En jouant sur la typographie, en faisant chuter la signature, Derrida a voulu figurer/écrire cet espace dans Glas, ce texte hors-texte, entre-texte, indissociable des autres textes. Mais quand la signature tombe, le texte tombe aussi. Il ne reste finalement à personne. C'est un double deuil qu'il faudrait faire (celui de la signature, et celui du texte lui-même). Double deuil impossible, bien sûr, car la signature, elle aussi, reste. Le signataire d'un texte ne lui est pas extérieur. Il s'y résorbe, s'y efface, s'y enveloppe (comme on s'enveloppe, infiniment, dans un talith qui colle à la peau).
Quand, dans un livre, on fait précéder le texte "principal" par une préface, un avant-propos ou une introduction, on suppose que ce prologue liminaire (ni dans le texte, ni hors-texte) mettra le texte en marche. Ce qui, dans ce prologue, échappe au texte, est le lieu des commencements (khôra).
4. Dédoublements.
Il y a au moins deux textes (comme il y a deux écritures) : celui de la métaphysique, qui est clos (car toute trace est scellée dans des systèmes d'oppositions) et l'autre texte, imprévisible, dont la texture est irréductible et inouïe, qui engage un "qui", appelle une tâche et invite à l'errance. Les deux textes coexistent selon une structure de double marque - ce qui n'exclut pas le troisième ou le quatrième texte [celui de la dissémination].
5. Oubli.
Il arrive que le texte s'oublie. C'est le cas, dit Derrida, au cinéma, quand une dimension passionnelle indissociable du corps, des émotions, de la sensualité, de l'érotisme fait oublier ce qui travaille en lui : la trace. Cette fascination quasi-hypnotique enferme dans la présence. Mais le cinéma est aussi un texte, un lieu d'écriture, de montage et de citation, une œuvre interprétante soumise elle-même à interprétation. Quand le texte s'encrypte, se clôt sur lui-même, la trace scellée, innommable, ne peut plus se dire dans la langue commune; mais il peut aussi surgir de ce tombeau, dans un certain rire, une autre langue, discordante, désajointée.
6. Frayages.
Quand nous travaillons sur un texte (au sens le plus courant : philosophique, pictural ou autre) ou sur sa représentation actuelle, consciente (le discours), nous frayons un chemin, nous ouvrons une route, nous déclenchons un mouvement. Cette opération ne modifie pas le texte, elle le laisse intact, mais elle opère sur lui un travail de déconstruction, de réception, de résonance : elle produit l'autre texte.

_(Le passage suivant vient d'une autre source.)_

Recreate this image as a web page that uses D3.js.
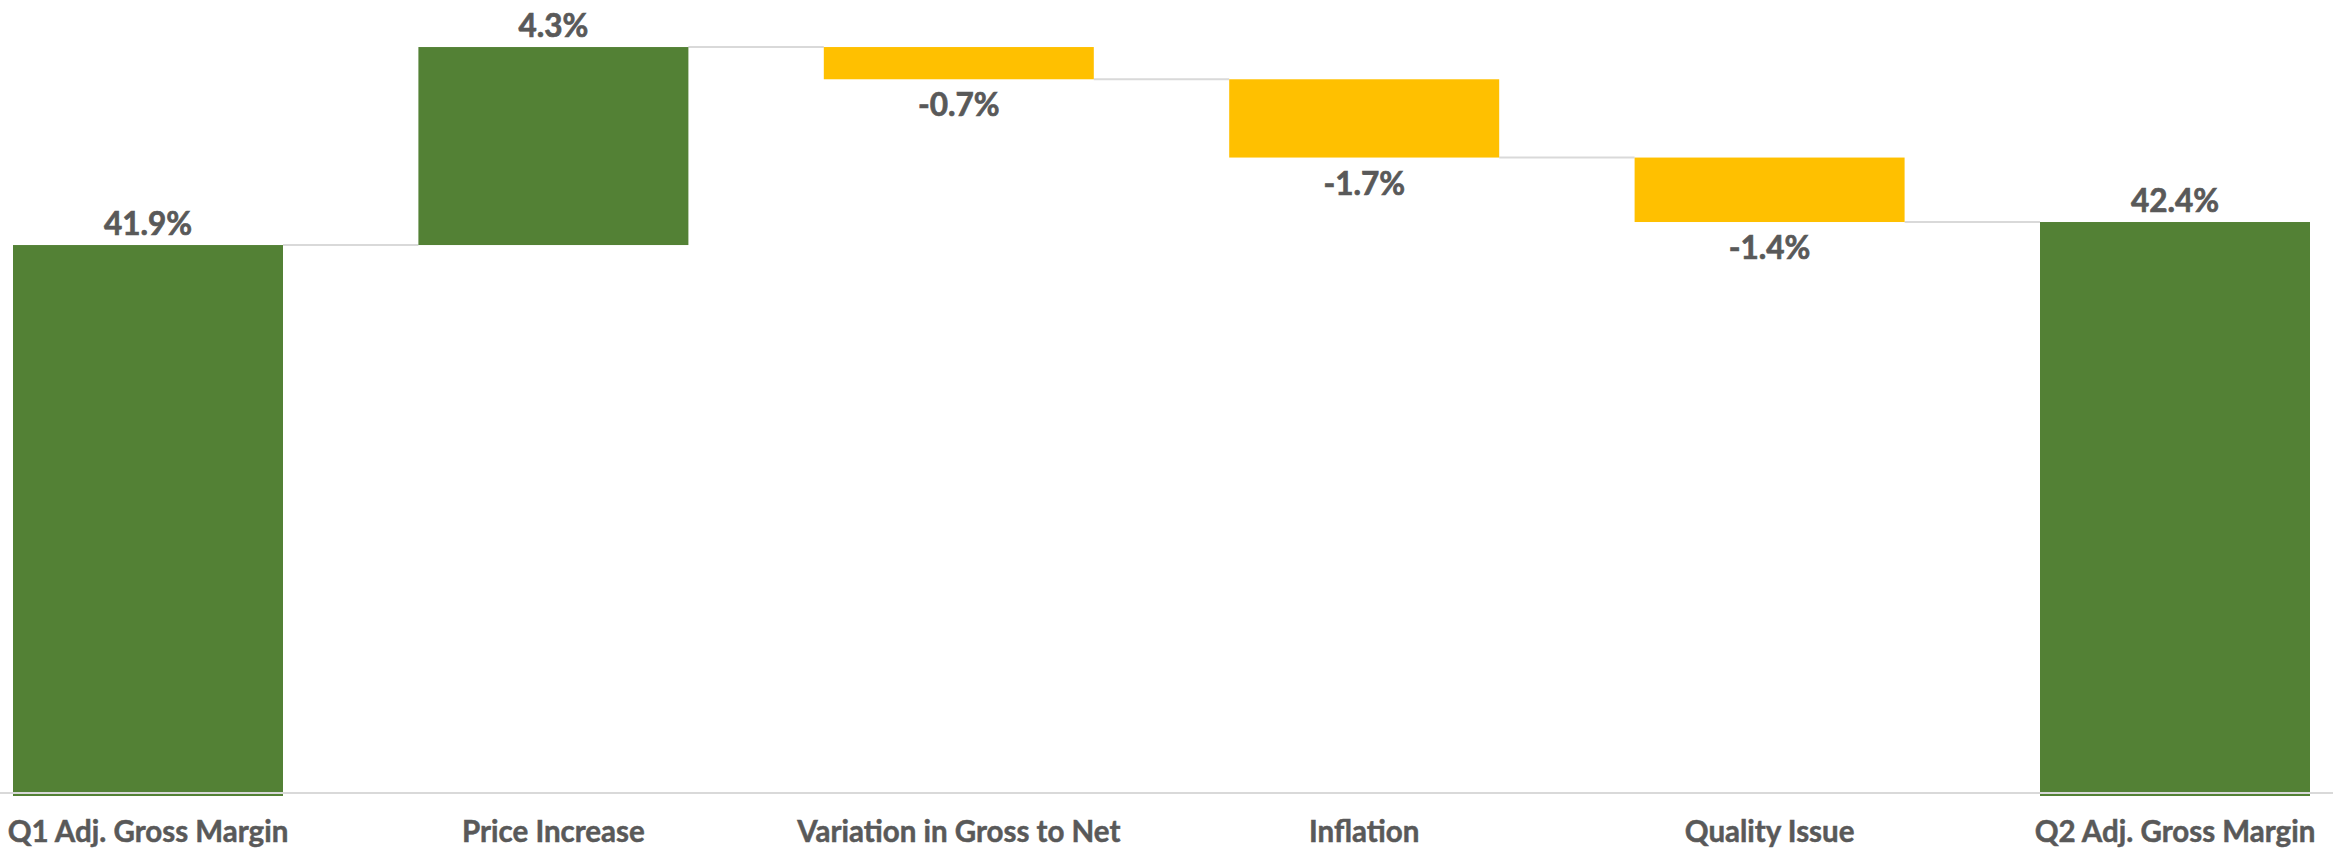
<!DOCTYPE html>
<html>
<head>
<meta charset="utf-8">
<script src="https://cdn.jsdelivr.net/npm/d3@7/dist/d3.min.js"></script>
<style>
  html, body { margin: 0; padding: 0; background: #ffffff; }
  svg { display: block; }
</style>
</head>
<body>
<svg id="chart" width="2333" height="848"></svg>
<script>
// ---- data ----
const categories = ["Q1 Adj. Gross Margin", "Price Increase", "Variation in Gross to Net", "Inflation", "Quality Issue", "Q2 Adj. Gross Margin"];
const values = [41.9, 4.3, -0.7, -1.7, -1.4, 42.4];
const kinds = ["total", "delta", "delta", "delta", "delta", "total"];
const valueLabels = ["41.9%", "4.3%", "-0.7%", "-1.7%", "-1.4%", "42.4%"];
const yDomain = [30, 47];

// ---- layout ----
const W = 2333, H = 848;
const svg = d3.select("#chart");
const green = "#538135", yellow = "#FFC000", textCol = "#595959", gridCol = "#d9d9d9";

const x = d3.scaleBand().domain(categories).range([13, 2310]).paddingInner(0.334).paddingOuter(0);
const y = d3.scaleLinear().domain(yDomain).range([793, 10.2]);

// running waterfall
let running = 0;
const bars = categories.map((c, i) => {
  let start, end;
  if (kinds[i] === "total") { start = yDomain[0]; end = values[i]; running = values[i]; }
  else { start = running; end = running + values[i]; running = end; }
  return { cat: c, start, end, value: values[i], kind: kinds[i], label: valueLabels[i] };
});

// connectors
for (let i = 0; i < bars.length - 1; i++) {
  const level = bars[i].end;
  svg.append("line")
    .attr("x1", x(bars[i].cat) + x.bandwidth())
    .attr("x2", x(bars[i + 1].cat))
    .attr("y1", y(level)).attr("y2", y(level))
    .attr("stroke", gridCol).attr("stroke-width", 2);
}

// bars
svg.selectAll("rect.bar").data(bars).enter().append("rect")
  .attr("class", "bar")
  .attr("x", d => x(d.cat))
  .attr("width", x.bandwidth())
  .attr("y", d => y(Math.max(d.start, d.end)))
  .attr("height", d => {
    const h = Math.abs(y(d.start) - y(d.end));
    return d.kind === "total" ? h + 3 : h;
  })
  .attr("fill", d => (d.kind === "total" || d.value >= 0) ? green : yellow);

// axis baseline
svg.append("line")
  .attr("x1", 0).attr("x2", W)
  .attr("y1", y(yDomain[0])).attr("y2", y(yDomain[0]))
  .attr("stroke", gridCol).attr("stroke-width", 2);

// value labels
svg.selectAll("text.val").data(bars).enter().append("text")
  .attr("class", "val")
  .attr("x", d => x(d.cat) + x.bandwidth() / 2)
  .attr("y", d => d.value >= 0 ? y(Math.max(d.start, d.end)) - 10 : y(Math.min(d.start, d.end)) + 37)
  .attr("text-anchor", "middle")
  .attr("font-family", "Lato, 'Open Sans', sans-serif")
  .attr("font-weight", "bold")
  .attr("font-size", 31.5)
  .attr("fill", textCol)
  .attr("stroke", textCol)
  .attr("stroke-width", 0.7)
  .text(d => d.label);

// category axis labels
const xAxis = d3.axisBottom(x).tickSize(0).tickPadding(0);
const gx = svg.append("g").attr("transform", `translate(0, ${y(yDomain[0])})`).call(xAxis);
gx.select(".domain").remove();
gx.selectAll("text")
  .attr("dy", 0)
  .attr("y", 49)
  .attr("font-family", "Lato, 'Open Sans', sans-serif")
  .attr("font-weight", "bold")
  .attr("font-size", 29.5)
  .attr("fill", textCol)
  .attr("stroke", textCol)
  .attr("stroke-width", 0.5);
</script>
</body>
</html>
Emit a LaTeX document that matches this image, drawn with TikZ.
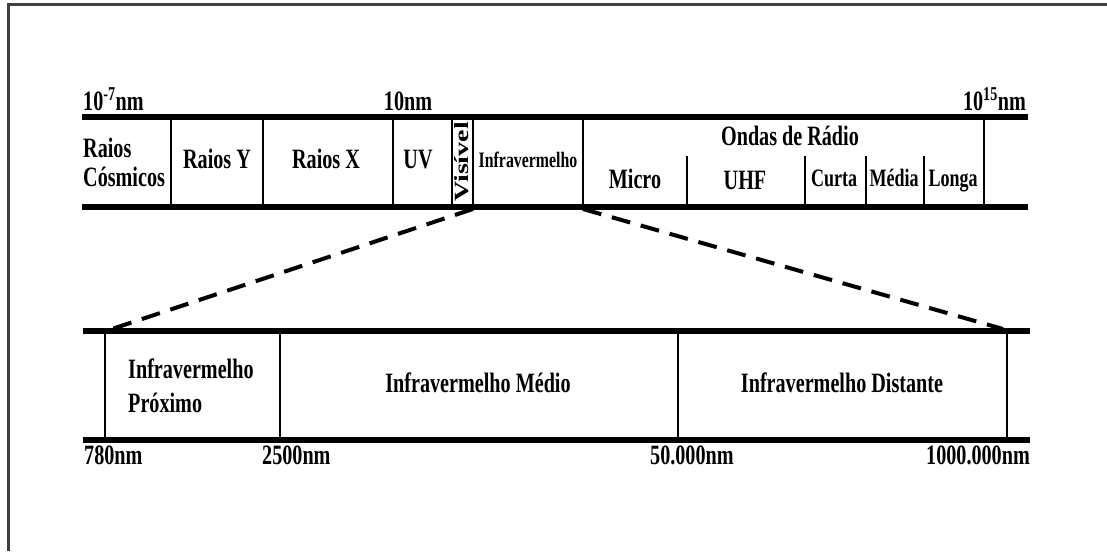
\documentclass[tikz,border=0pt]{standalone}
\usepackage{fontspec}
\setmainfont{Liberation Serif}[FakeStretch=0.72]
\newfontfamily\uprightfont{Liberation Serif}

\begin{document}
\begin{tikzpicture}[
    x=1pt, y=-1pt,
    font=\bfseries\fontsize{28}{29}\selectfont,
    band/.style={line width=6pt},
    sep/.style={line width=2.5pt},
    lbl/.style={inner sep=0pt, anchor=base},
    small/.style={lbl, font=\bfseries\fontsize{25}{28}\selectfont},
    zoomline/.style={line width=4pt, dash pattern=on 19pt off 11pt}
]
\useasboundingbox (0,0) rectangle (1107,551);
\draw[line width=3pt, black!75] (8.5,551) -- (8.5,5) -- (1107,5);

% spectro completo
\draw[band] (82,117) -- (1028,117);
\draw[band] (82,207) -- (1028,207);
\foreach \x in {171,263,393,452,473,583,984}
    \draw[sep] (\x,117) -- (\x,207);
\foreach \x in {687,805,866,924}
    \draw[sep] (\x,156) -- (\x,207);

\node[lbl, anchor=base west] (min) at (83,110) {10\textsuperscript{-7}nm};
\node[lbl] (mid) at (408,110) {10nm};
\node[lbl, anchor=base east] (max) at (1026,110) {10\textsuperscript{15}nm};

\node[inner sep=0pt, anchor=west, align=left] (cosm) at (83,162) {Raios\\Cósmicos};
\node[lbl] (gama) at (217,168) {Raios Y};
\node[lbl] (raiox) at (326,168) {Raios X};
\node[lbl] (uv) at (418,168) {UV};
\node[inner sep=0pt, rotate=90] (vis) at (462,162) {\uprightfont\bfseries\scalebox{1}[0.72]{Visível}};
\node[lbl, font=\bfseries\fontsize{22}{24}\selectfont] (infra) at (528,167) {Infravermelho};
\node[lbl] (radio) at (790,145) {Ondas de Rádio};
\node[lbl] (micro) at (635,188) {Micro};
\node[lbl] (uhf) at (745,189) {UHF};
\node[small] (curta) at (834,186) {Curta};
\node[small] (media) at (894,186) {Média};
\node[small] (longa) at (953,186) {Longa};

% detalhe do infravermelho
\draw[band] (83,331) -- (1030,331);
\draw[band] (83,440) -- (1030,440);
\foreach \x in {105,280,678,1007}
    \draw[sep] (\x,331) -- (\x,440);

\node[inner sep=0pt, anchor=west, align=left, font=\bfseries\fontsize{28}{34}\selectfont] (prox) at (128,386) {Infravermelho\\Próximo};
\node[lbl] (medio) at (478,392) {Infravermelho Médio};
\node[lbl] (dist) at (842,392) {Infravermelho Distante};

\node[lbl, anchor=base west] (l780) at (84,464) {780nm};
\node[lbl, anchor=base west] (l2500) at (262,464) {2500nm};
\node[lbl, anchor=base west] (l50k) at (650,464) {50.000nm};
\node[lbl, anchor=base east] (l1M) at (1030,464) {1000.000nm};

\coordinate (ira) at (473,209);
\coordinate (irb) at (583,209);
\coordinate (pa) at (112,329);
\coordinate (pb) at (1003,329);
\draw[zoomline] (ira) -- (pa);
\draw[zoomline] (irb) -- (pb);
\end{tikzpicture}
\end{document}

S'il est impossible de déconstruire un texte de l'extérieur, si on le laisse intact en le lisant, alors d'où vient la déconstruction? Du texte même. Quelque chose se passe : une opération, une expérience, un événement. En s'affectant, le texte est affecté par l'autre (ce que Derrida tente de (re)produire artificiellement dans Glas ou dans ses nombreux quasi-dialogues). Et si je lis le texte d'un autre, pour faire droit à ce texte, je dois faire apparaître mon retrait.